__EXERCISE DESCRIPTION__.
Exactly retype the lines of the material from its first line to the line with "fig = go.Figure()", including both.

__SOURCE EXCERPT__.
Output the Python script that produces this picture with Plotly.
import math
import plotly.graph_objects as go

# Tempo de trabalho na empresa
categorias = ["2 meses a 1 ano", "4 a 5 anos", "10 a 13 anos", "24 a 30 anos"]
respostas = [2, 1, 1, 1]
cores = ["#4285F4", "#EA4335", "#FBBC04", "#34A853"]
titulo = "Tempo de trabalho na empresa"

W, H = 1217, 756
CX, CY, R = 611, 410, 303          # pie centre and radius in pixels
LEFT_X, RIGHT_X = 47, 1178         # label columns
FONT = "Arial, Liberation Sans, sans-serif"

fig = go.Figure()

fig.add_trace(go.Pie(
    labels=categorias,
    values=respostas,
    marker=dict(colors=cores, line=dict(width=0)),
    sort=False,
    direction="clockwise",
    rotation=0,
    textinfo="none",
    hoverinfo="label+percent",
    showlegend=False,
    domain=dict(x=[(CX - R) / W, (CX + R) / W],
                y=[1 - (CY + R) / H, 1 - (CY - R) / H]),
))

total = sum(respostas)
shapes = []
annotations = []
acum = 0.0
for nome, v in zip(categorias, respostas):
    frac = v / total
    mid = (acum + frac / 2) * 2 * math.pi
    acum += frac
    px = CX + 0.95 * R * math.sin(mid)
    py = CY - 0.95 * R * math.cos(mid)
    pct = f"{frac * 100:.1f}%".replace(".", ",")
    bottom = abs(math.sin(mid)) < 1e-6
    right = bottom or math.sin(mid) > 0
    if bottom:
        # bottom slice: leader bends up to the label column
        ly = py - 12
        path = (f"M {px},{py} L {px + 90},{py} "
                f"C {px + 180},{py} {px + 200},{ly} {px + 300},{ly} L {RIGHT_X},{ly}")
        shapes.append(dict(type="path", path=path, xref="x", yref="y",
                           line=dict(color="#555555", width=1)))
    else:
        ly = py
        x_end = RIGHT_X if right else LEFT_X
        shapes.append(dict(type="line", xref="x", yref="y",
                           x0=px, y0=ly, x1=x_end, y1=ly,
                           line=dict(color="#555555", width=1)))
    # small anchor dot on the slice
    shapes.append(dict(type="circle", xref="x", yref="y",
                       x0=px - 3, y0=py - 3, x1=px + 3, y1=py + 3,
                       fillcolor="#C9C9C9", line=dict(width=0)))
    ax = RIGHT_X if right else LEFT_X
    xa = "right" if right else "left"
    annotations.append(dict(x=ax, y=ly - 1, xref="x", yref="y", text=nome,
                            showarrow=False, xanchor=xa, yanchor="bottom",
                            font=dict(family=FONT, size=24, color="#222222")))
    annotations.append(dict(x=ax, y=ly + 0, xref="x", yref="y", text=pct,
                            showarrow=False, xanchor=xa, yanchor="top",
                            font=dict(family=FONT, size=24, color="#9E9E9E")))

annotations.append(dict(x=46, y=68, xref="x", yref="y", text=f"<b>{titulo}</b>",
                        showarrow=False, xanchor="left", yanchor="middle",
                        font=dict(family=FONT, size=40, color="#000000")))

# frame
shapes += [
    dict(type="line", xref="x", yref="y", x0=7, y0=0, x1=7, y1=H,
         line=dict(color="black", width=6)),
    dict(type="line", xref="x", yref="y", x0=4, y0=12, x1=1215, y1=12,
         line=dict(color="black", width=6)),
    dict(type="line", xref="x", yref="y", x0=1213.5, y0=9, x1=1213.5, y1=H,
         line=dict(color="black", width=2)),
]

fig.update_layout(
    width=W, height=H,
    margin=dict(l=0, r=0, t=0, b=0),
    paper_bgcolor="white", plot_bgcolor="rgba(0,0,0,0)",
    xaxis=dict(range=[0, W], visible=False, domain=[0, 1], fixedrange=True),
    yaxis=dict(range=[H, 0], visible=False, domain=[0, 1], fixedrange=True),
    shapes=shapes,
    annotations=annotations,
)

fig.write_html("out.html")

__CORRECT RESULT__.
Output the Python script that produces this picture with Plotly.
import math
import plotly.graph_objects as go

# Tempo de trabalho na empresa
categorias = ["2 meses a 1 ano", "4 a 5 anos", "10 a 13 anos", "24 a 30 anos"]
respostas = [2, 1, 1, 1]
cores = ["#4285F4", "#EA4335", "#FBBC04", "#34A853"]
titulo = "Tempo de trabalho na empresa"

W, H = 1217, 756
CX, CY, R = 611, 410, 303          # pie centre and radius in pixels
LEFT_X, RIGHT_X = 47, 1178         # label columns
FONT = "Arial, Liberation Sans, sans-serif"

fig = go.Figure()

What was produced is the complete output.